Written task: Answer with a number only: how many lines of the data contain "this"?

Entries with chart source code
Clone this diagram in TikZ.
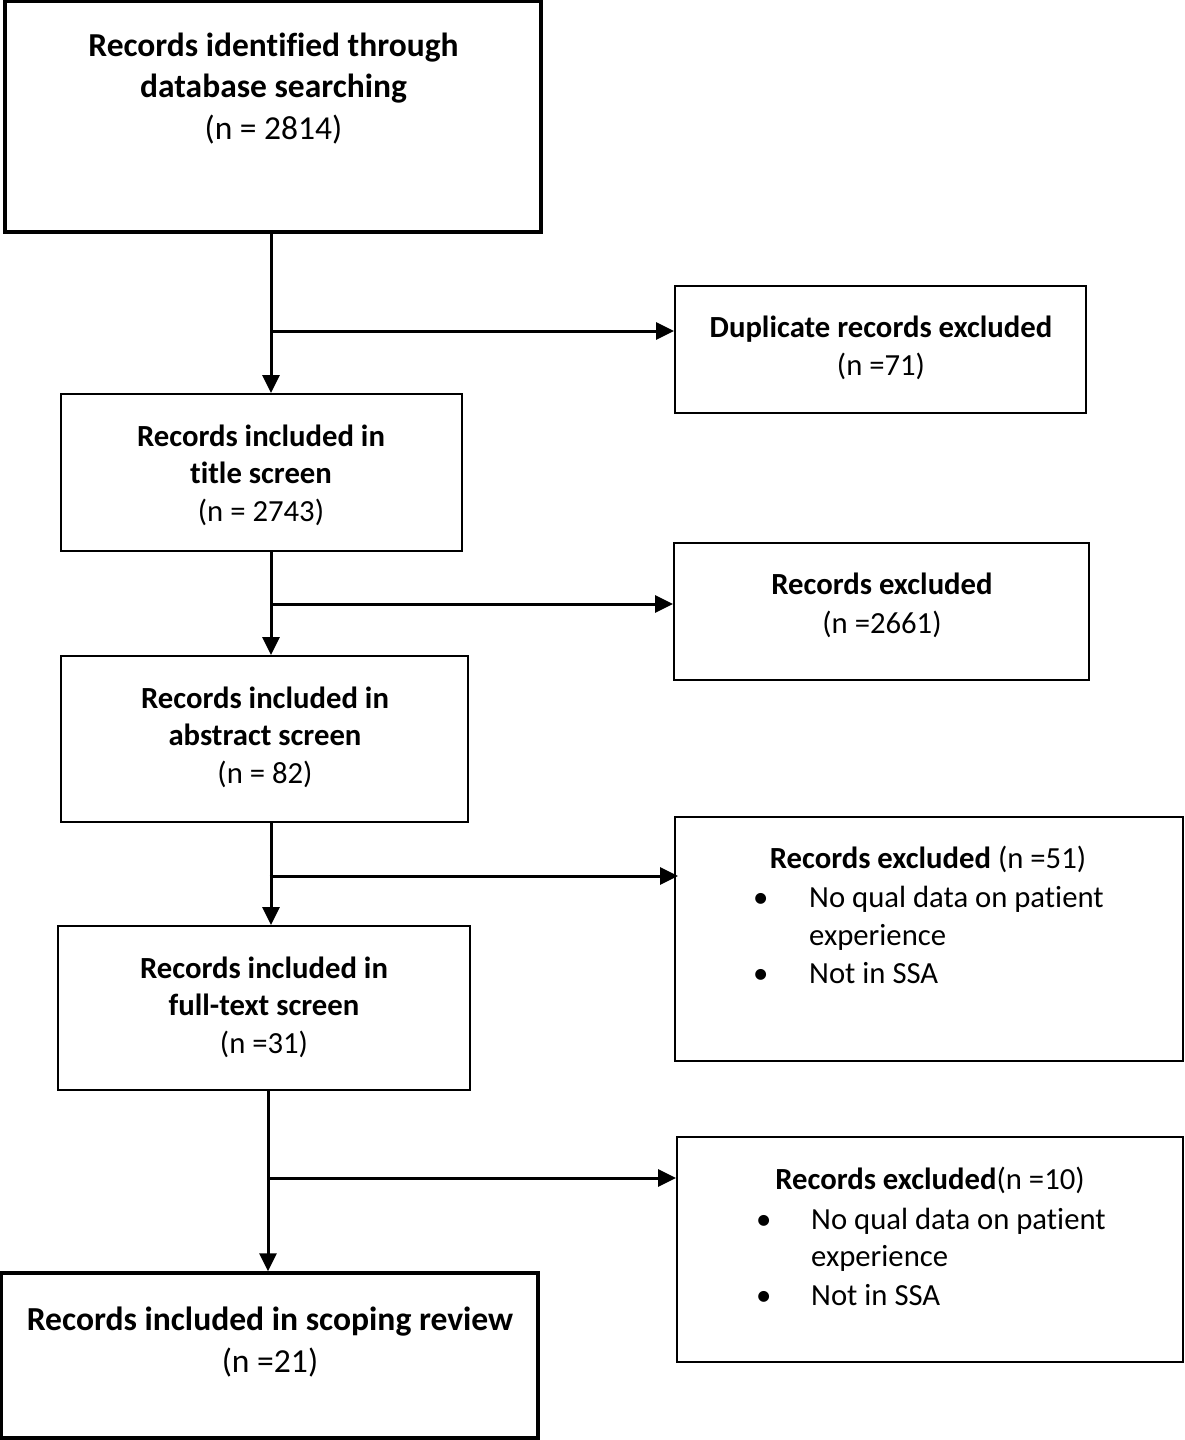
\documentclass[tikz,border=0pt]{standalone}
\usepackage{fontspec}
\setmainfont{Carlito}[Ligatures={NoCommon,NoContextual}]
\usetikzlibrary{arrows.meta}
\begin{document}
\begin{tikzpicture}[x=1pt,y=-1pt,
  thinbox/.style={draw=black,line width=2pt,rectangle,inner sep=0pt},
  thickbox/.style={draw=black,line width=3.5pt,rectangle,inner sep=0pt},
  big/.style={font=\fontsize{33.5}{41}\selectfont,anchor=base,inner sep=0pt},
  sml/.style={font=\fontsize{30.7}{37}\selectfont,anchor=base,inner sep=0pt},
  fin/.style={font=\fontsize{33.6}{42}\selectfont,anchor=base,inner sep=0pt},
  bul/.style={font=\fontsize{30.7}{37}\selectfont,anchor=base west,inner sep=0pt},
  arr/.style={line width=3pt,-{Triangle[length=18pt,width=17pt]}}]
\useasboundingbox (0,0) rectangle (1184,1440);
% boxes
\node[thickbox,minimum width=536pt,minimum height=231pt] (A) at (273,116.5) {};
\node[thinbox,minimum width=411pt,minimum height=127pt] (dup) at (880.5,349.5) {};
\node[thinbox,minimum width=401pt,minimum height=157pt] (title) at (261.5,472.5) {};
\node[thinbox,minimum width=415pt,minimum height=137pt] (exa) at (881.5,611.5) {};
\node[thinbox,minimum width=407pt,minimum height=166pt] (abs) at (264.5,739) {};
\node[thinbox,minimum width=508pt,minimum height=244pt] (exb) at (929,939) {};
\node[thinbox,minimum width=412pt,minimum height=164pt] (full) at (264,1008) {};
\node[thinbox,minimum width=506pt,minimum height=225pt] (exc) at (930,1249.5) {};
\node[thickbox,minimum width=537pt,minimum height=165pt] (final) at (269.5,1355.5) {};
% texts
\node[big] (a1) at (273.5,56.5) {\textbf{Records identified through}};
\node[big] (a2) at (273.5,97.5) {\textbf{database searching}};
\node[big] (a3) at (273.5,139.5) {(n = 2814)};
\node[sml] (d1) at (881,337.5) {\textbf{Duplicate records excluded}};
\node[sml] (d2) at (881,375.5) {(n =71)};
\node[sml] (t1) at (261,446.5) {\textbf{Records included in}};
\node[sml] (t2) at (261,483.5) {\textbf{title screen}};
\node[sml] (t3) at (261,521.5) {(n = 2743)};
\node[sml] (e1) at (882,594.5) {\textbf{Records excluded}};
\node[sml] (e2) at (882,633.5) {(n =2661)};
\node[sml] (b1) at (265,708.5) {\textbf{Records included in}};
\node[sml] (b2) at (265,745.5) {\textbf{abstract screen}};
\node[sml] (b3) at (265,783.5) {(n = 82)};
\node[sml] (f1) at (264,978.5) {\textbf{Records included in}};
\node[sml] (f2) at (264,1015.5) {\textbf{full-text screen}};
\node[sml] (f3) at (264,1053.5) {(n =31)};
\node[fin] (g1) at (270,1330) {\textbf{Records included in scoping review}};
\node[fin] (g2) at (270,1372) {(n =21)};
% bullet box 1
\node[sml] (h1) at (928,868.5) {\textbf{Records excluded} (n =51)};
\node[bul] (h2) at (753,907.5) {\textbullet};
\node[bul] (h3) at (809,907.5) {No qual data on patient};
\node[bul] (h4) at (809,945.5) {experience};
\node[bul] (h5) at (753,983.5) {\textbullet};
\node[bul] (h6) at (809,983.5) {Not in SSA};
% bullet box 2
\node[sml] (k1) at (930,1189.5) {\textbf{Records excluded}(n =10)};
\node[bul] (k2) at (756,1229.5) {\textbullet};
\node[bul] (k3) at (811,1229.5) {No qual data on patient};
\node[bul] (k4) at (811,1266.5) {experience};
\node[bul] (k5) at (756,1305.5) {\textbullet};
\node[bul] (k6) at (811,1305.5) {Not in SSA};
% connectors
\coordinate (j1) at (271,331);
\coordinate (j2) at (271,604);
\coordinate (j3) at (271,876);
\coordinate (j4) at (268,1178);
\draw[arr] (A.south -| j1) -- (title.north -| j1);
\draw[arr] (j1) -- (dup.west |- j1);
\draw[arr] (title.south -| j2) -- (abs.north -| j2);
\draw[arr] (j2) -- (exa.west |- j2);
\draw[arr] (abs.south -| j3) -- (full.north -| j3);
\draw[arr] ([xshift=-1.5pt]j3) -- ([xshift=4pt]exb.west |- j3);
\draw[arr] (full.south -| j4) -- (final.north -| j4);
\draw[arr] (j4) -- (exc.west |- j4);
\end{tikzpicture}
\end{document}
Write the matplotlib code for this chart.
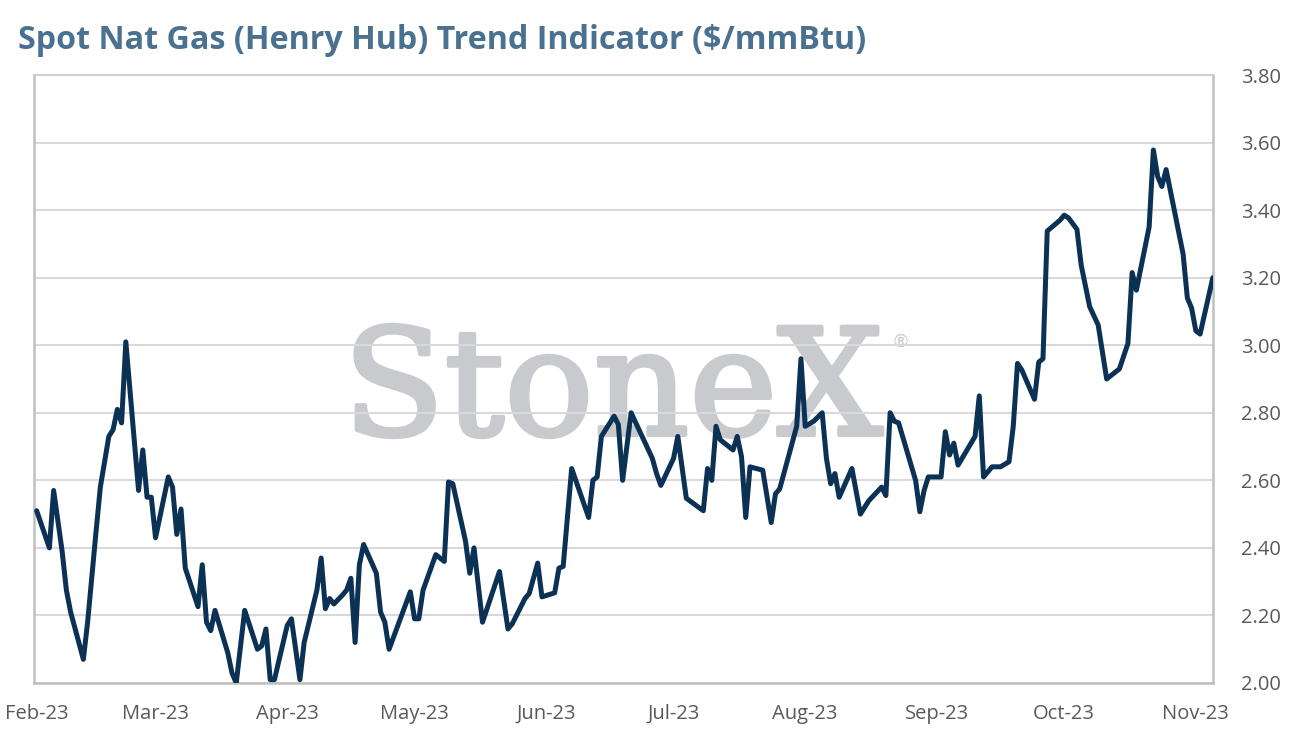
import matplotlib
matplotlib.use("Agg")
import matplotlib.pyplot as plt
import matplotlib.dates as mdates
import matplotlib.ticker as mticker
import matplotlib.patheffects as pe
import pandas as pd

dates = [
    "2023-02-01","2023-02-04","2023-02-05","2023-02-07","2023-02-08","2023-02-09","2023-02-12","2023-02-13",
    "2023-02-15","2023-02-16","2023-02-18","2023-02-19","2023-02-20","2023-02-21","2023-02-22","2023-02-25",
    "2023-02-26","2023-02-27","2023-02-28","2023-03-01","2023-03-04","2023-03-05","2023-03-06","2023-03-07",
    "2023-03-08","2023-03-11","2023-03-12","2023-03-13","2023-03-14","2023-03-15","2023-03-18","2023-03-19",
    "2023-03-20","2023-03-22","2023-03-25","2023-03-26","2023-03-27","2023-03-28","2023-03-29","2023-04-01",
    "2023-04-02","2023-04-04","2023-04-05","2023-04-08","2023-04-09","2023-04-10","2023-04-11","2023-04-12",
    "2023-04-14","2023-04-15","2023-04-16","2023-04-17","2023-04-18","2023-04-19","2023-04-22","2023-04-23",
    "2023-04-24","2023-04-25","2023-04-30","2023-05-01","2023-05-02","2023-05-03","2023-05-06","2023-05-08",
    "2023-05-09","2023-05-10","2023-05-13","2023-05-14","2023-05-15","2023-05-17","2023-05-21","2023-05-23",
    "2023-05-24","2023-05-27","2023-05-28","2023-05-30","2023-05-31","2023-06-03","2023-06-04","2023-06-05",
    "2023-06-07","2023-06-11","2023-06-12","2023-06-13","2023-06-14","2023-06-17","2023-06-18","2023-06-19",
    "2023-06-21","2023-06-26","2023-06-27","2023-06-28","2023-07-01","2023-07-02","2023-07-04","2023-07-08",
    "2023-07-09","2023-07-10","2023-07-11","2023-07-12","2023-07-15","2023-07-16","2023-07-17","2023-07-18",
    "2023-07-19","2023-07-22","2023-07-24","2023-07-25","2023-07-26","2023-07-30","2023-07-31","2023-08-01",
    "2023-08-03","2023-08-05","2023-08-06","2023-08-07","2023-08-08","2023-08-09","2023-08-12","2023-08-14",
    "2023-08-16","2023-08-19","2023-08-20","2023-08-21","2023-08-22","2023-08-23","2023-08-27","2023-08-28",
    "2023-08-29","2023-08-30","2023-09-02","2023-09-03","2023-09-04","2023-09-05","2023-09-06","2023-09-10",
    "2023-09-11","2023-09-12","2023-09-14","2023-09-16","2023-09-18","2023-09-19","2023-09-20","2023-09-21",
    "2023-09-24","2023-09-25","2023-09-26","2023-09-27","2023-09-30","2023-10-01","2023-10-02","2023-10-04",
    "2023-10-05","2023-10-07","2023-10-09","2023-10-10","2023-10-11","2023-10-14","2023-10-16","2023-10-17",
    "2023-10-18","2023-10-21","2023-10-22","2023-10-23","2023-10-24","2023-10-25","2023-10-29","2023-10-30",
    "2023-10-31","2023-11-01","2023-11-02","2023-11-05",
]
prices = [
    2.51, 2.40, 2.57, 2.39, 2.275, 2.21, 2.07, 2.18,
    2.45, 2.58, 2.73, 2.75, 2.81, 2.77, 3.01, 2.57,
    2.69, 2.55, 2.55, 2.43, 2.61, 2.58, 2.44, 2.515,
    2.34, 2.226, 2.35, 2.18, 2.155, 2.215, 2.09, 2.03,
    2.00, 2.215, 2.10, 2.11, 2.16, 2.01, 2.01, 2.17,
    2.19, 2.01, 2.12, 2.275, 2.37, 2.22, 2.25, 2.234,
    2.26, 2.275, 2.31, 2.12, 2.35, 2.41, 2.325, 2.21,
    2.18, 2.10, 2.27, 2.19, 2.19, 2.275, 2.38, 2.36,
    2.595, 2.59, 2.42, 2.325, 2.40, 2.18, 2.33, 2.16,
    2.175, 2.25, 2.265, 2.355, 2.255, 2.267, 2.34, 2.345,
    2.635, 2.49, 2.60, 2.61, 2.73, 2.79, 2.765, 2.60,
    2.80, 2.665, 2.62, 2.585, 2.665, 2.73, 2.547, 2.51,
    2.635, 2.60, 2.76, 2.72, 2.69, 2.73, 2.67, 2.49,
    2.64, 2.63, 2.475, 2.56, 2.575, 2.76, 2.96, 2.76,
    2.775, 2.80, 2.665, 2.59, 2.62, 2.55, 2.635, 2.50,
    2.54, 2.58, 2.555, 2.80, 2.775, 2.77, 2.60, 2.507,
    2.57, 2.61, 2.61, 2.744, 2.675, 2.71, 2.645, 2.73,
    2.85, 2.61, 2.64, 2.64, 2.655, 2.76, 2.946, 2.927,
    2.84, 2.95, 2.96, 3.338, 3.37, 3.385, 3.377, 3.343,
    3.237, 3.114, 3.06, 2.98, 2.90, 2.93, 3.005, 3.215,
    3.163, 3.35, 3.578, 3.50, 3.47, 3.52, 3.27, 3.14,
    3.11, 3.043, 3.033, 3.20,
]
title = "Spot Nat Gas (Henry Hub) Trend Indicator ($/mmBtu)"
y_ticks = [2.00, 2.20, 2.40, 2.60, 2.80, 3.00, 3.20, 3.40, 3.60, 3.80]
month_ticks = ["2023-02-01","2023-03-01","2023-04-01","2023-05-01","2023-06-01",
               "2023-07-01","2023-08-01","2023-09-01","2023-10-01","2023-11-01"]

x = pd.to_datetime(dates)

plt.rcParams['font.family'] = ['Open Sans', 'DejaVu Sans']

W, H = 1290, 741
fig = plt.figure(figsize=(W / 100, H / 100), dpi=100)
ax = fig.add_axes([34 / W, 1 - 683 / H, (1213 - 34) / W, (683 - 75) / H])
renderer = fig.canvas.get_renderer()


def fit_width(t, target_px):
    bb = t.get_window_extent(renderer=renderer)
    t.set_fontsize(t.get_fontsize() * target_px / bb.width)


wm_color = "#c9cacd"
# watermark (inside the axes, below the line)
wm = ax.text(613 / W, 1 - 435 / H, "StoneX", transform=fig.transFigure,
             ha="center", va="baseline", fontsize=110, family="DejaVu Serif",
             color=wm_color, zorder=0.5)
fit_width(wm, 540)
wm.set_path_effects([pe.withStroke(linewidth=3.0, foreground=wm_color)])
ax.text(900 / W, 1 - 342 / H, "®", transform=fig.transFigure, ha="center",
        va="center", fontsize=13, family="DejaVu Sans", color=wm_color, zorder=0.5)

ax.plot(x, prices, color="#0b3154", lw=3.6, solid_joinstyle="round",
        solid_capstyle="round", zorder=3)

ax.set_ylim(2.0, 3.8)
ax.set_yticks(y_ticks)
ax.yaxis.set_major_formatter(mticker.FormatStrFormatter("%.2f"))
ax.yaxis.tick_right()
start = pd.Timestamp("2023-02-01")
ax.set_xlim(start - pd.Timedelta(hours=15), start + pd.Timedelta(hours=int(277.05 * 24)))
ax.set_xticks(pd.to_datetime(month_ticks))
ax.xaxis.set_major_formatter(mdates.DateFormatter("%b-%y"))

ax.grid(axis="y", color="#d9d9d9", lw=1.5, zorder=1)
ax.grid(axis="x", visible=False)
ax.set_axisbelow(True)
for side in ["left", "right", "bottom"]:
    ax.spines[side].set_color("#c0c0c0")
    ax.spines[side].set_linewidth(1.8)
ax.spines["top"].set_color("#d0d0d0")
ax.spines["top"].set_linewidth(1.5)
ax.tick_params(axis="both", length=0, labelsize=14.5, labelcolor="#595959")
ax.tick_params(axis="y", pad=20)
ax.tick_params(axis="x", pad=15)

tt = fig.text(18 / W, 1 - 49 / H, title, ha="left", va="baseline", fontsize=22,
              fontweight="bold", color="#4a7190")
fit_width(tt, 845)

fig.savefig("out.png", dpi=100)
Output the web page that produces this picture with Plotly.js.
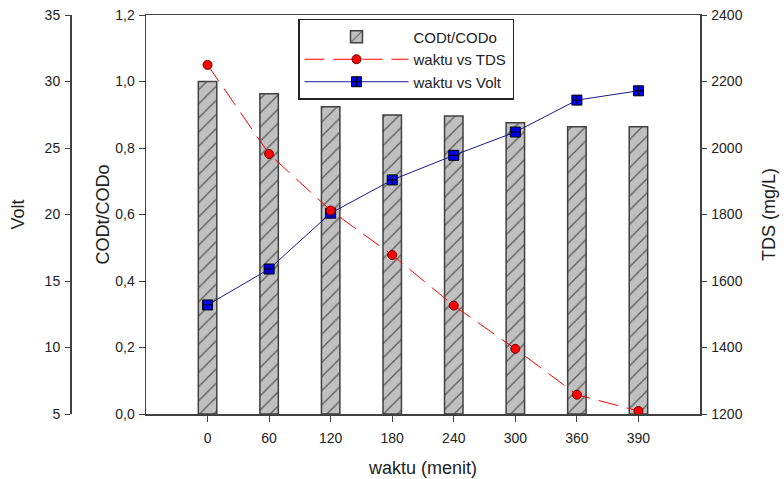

Reply to the exercise: 3